The scenery was blurry on my computer even with a good video card, and changing the video settings did not make a difference. The best graphics were the computer and microscope and computer shots. There were also cut scenes to show the relationship between the evidence and the body's anatomy. Those scenes felt a bit forced, like they were just included to make the game feel more like the show. They also bogged down my computer a bit, making the sound stutter a few times, which made it easy to predict when the next one was going to start.
Sound wise, the show's actors and actresses mostly did the voiceovers, including David Caruso as Horatio Crane, but they don't say very much at all. There just wasn't a lot of sound to the game since there wasn't much action.
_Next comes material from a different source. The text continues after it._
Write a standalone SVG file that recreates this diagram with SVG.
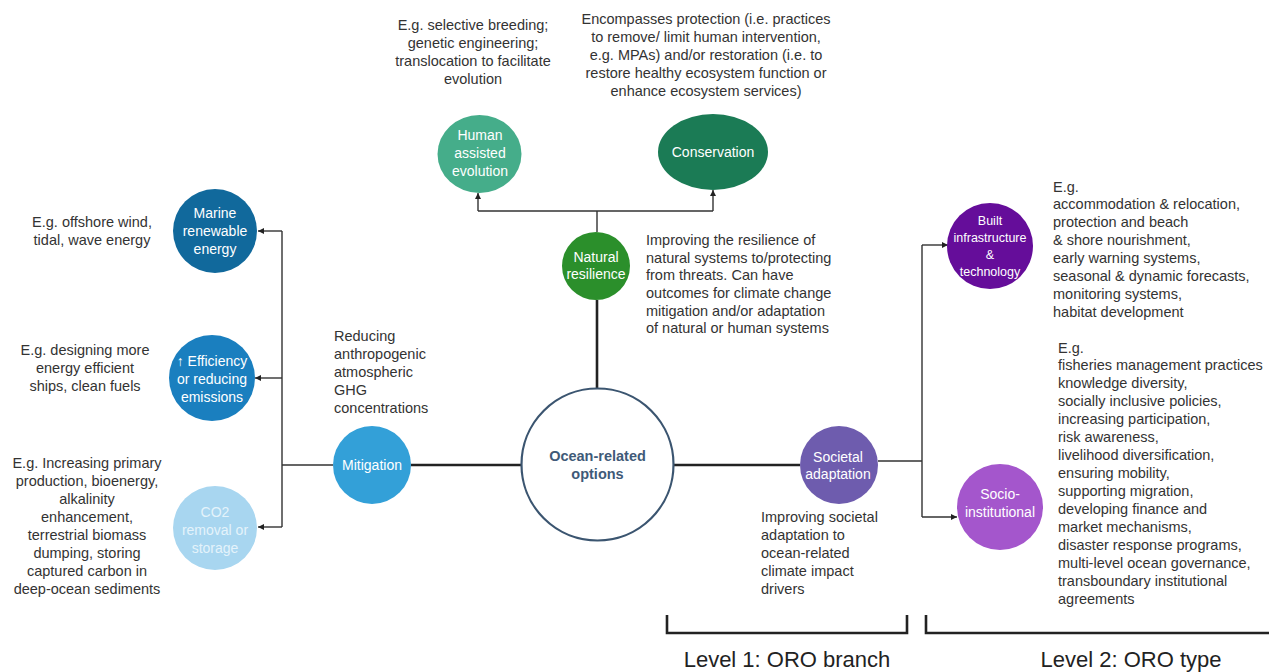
<svg xmlns="http://www.w3.org/2000/svg" width="1269" height="672" viewBox="0 0 1269 672">
<style>
text{font-family:"Liberation Sans",Arial,sans-serif;dominant-baseline:central}
.d{font-size:14.5px;fill:#333}
.c{text-anchor:middle}
.n{font-size:14px;fill:#fff;text-anchor:middle}
.thin{stroke:#333;stroke-width:1.4;fill:none}
.thick{stroke:#222;stroke-width:2.6;fill:none}
.lvl{font-size:22px;fill:#222;text-anchor:middle}
</style>
<defs>
<marker id="ah" viewBox="0 0 10 10" refX="10" refY="5" markerWidth="6" markerHeight="6" orient="auto" markerUnits="userSpaceOnUse">
<path d="M0,0 L10,5 L0,10 z" fill="#222"/>
</marker>
</defs>
<rect width="1269" height="672" fill="#fff"/>
<g id="connectors">
<line class="thick" x1="411" y1="465" x2="521" y2="465"/>
<line class="thick" x1="674" y1="465" x2="800" y2="465"/>
<line class="thick" x1="597" y1="300" x2="597" y2="389"/>
<path class="thin" d="M333 465 H282 M282 231 V527"/>
<line class="thin" x1="282" y1="231" x2="258" y2="231" marker-end="url(#ah)"/>
<line class="thin" x1="282" y1="378" x2="255" y2="378" marker-end="url(#ah)"/>
<line class="thin" x1="282" y1="527" x2="258" y2="527" marker-end="url(#ah)"/>
<path class="thin" d="M597 232 V211 M478 211 H713"/>
<line class="thin" x1="478" y1="211" x2="478" y2="193" marker-end="url(#ah)"/>
<line class="thin" x1="713" y1="211" x2="713" y2="190" marker-end="url(#ah)"/>
<path class="thin" d="M878 461 H922 M922 245 V517"/>
<line class="thin" x1="922" y1="245" x2="948" y2="245" marker-end="url(#ah)"/>
<line class="thin" x1="922" y1="517" x2="957" y2="517" marker-end="url(#ah)"/>
</g>
<g id="ocean-related-options">
<circle cx="597.5" cy="464.5" r="76" fill="#fff" stroke="#3b5570" stroke-width="2.2"/>
<text x="597.5" y="456" font-size="14.5" font-weight="bold" fill="#3f5a78" text-anchor="middle">Ocean-related</text>
<text x="597.5" y="474" font-size="14.5" font-weight="bold" fill="#3f5a78" text-anchor="middle">options</text>
</g>
<g id="mitigation">
<circle cx="372" cy="465" r="39" fill="#33a0d8"/>
<text class="n" x="372" y="465">Mitigation</text>
<text class="d" x="334" y="336">Reducing</text>
<text class="d" x="334" y="354">anthropogenic</text>
<text class="d" x="334" y="372">atmospheric</text>
<text class="d" x="334" y="390">GHG</text>
<text class="d" x="334" y="408">concentrations</text>
</g>
<g id="marine-renewable-energy">
<circle cx="215" cy="231" r="42" fill="#11699c"/>
<text class="n" x="215" y="213">Marine</text>
<text class="n" x="215" y="231">renewable</text>
<text class="n" x="215" y="249">energy</text>
<text class="d c" x="92" y="222">E.g. offshore wind,</text>
<text class="d c" x="92" y="240">tidal, wave energy</text>
</g>
<g id="efficiency">
<circle cx="212" cy="378" r="43" fill="#1a7fbf"/>
<text class="n" x="212" y="361">↑ Efficiency</text>
<text class="n" x="212" y="379">or reducing</text>
<text class="n" x="212" y="397">emissions</text>
<text class="d c" x="85" y="350">E.g. designing more</text>
<text class="d c" x="85" y="368">energy efficient</text>
<text class="d c" x="85" y="386">ships, clean fuels</text>
</g>
<g id="co2-removal">
<circle cx="215" cy="528" r="42" fill="#a8d6f0"/>
<text class="n" x="215" y="512" style="fill:#e4f3fb">CO2</text>
<text class="n" x="215" y="530" style="fill:#e4f3fb">removal or</text>
<text class="n" x="215" y="548" style="fill:#e4f3fb">storage</text>
<text class="d c" x="87" y="463">E.g. Increasing primary</text>
<text class="d c" x="87" y="481">production, bioenergy,</text>
<text class="d c" x="87" y="499">alkalinity</text>
<text class="d c" x="87" y="517">enhancement,</text>
<text class="d c" x="87" y="535">terrestrial biomass</text>
<text class="d c" x="87" y="553">dumping, storing</text>
<text class="d c" x="87" y="571">captured carbon in</text>
<text class="d c" x="87" y="589">deep-ocean sediments</text>
</g>
<g id="natural-resilience">
<circle cx="596" cy="266" r="34" fill="#2b8f2b"/>
<text class="n" x="596" y="257">Natural</text>
<text class="n" x="596" y="274">resilience</text>
<text class="d" x="646" y="240">Improving the resilience of</text>
<text class="d" x="646" y="258">natural systems to/protecting</text>
<text class="d" x="646" y="275">from threats. Can have</text>
<text class="d" x="646" y="293">outcomes for climate change</text>
<text class="d" x="646" y="311">mitigation and/or adaptation</text>
<text class="d" x="646" y="328">of natural or human systems</text>
</g>
<g id="human-assisted-evolution">
<ellipse cx="479.5" cy="154" rx="42" ry="39" fill="#45ad8a"/>
<text class="n" x="480" y="135">Human</text>
<text class="n" x="480" y="153">assisted</text>
<text class="n" x="480" y="171">evolution</text>
<text class="d c" x="473" y="25">E.g. selective breeding;</text>
<text class="d c" x="473" y="43">genetic engineering;</text>
<text class="d c" x="473" y="61">translocation to facilitate</text>
<text class="d c" x="473" y="79">evolution</text>
</g>
<g id="conservation">
<ellipse cx="713" cy="152" rx="55" ry="38" fill="#1b7b55"/>
<text class="n" x="713" y="152">Conservation</text>
<text class="d c" x="706" y="19">Encompasses protection (i.e. practices</text>
<text class="d c" x="706" y="37">to remove/ limit human intervention,</text>
<text class="d c" x="706" y="55">e.g. MPAs) and/or restoration (i.e. to</text>
<text class="d c" x="706" y="73">restore healthy ecosystem function or</text>
<text class="d c" x="706" y="91">enhance ecosystem services)</text>
</g>
<g id="societal-adaptation">
<circle cx="839" cy="465" r="39" fill="#6e5cae"/>
<text class="n" x="838" y="457">Societal</text>
<text class="n" x="838" y="474">adaptation</text>
<text class="d" x="761" y="517">Improving societal</text>
<text class="d" x="761" y="535">adaptation to</text>
<text class="d" x="761" y="553">ocean-related</text>
<text class="d" x="761" y="571">climate impact</text>
<text class="d" x="761" y="589">drivers</text>
</g>
<g id="built-infrastructure">
<circle cx="990" cy="246" r="43" fill="#650d9a"/>
<text class="n" x="990" y="221" style="font-size:12.5px">Built</text>
<text class="n" x="990" y="238" style="font-size:12.5px">infrastructure</text>
<text class="n" x="990" y="255" style="font-size:12.5px">&amp;</text>
<text class="n" x="990" y="272" style="font-size:12.5px">technology</text>
<text class="d" x="1053" y="187">E.g.</text>
<text class="d" x="1053" y="204">accommodation &amp; relocation,</text>
<text class="d" x="1053" y="222">protection and beach</text>
<text class="d" x="1053" y="240">&amp; shore nourishment,</text>
<text class="d" x="1053" y="258">early warning systems,</text>
<text class="d" x="1053" y="276">seasonal &amp; dynamic forecasts,</text>
<text class="d" x="1053" y="294">monitoring systems,</text>
<text class="d" x="1053" y="312">habitat development</text>
</g>
<g id="socio-institutional">
<circle cx="1000" cy="507" r="43" fill="#a456cc"/>
<text class="n" x="1000" y="494">Socio-</text>
<text class="n" x="1000" y="512">institutional</text>
<text class="d" x="1058" y="348">E.g.</text>
<text class="d" x="1058" y="365">fisheries management practices</text>
<text class="d" x="1058" y="383">knowledge diversity,</text>
<text class="d" x="1058" y="401">socially inclusive policies,</text>
<text class="d" x="1058" y="419">increasing participation,</text>
<text class="d" x="1058" y="437">risk awareness,</text>
<text class="d" x="1058" y="455">livelihood diversification,</text>
<text class="d" x="1058" y="473">ensuring mobility,</text>
<text class="d" x="1058" y="491">supporting migration,</text>
<text class="d" x="1058" y="509">developing finance and</text>
<text class="d" x="1058" y="527">market mechanisms,</text>
<text class="d" x="1058" y="545">disaster response programs,</text>
<text class="d" x="1058" y="563">multi-level ocean governance,</text>
<text class="d" x="1058" y="581">transboundary institutional</text>
<text class="d" x="1058" y="599">agreements</text>
</g>
<g id="level-1">
<path class="thick" d="M667 615 V633 H907 V615"/>
<text class="lvl" x="787" y="659">Level 1: ORO branch</text>
</g>
<g id="level-2">
<path class="thick" d="M926 615 V633 H1269"/>
<text class="lvl" x="1131" y="659">Level 2: ORO type</text>
</g>
</svg>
CSI:Miami was a letdown for me, but as mentioned before I am not a fan of the show. I was really disappointed that it was such a point and click game and didn't require any real brainpower to solve. If you're a fan of CSI and want to play a game that has the same look and feel, then you might enjoy yourself more than I did.
Even so, I'm really a casual gamer. I enjoy sim games because I get to build or make things, and on MMORPGs I usually have 10 or more characters going at one time so that I can experiment with every possible combination. I like thinking while I'm gaming, which explains my enduring love for text adventures, and my refusal to ever play an FPS.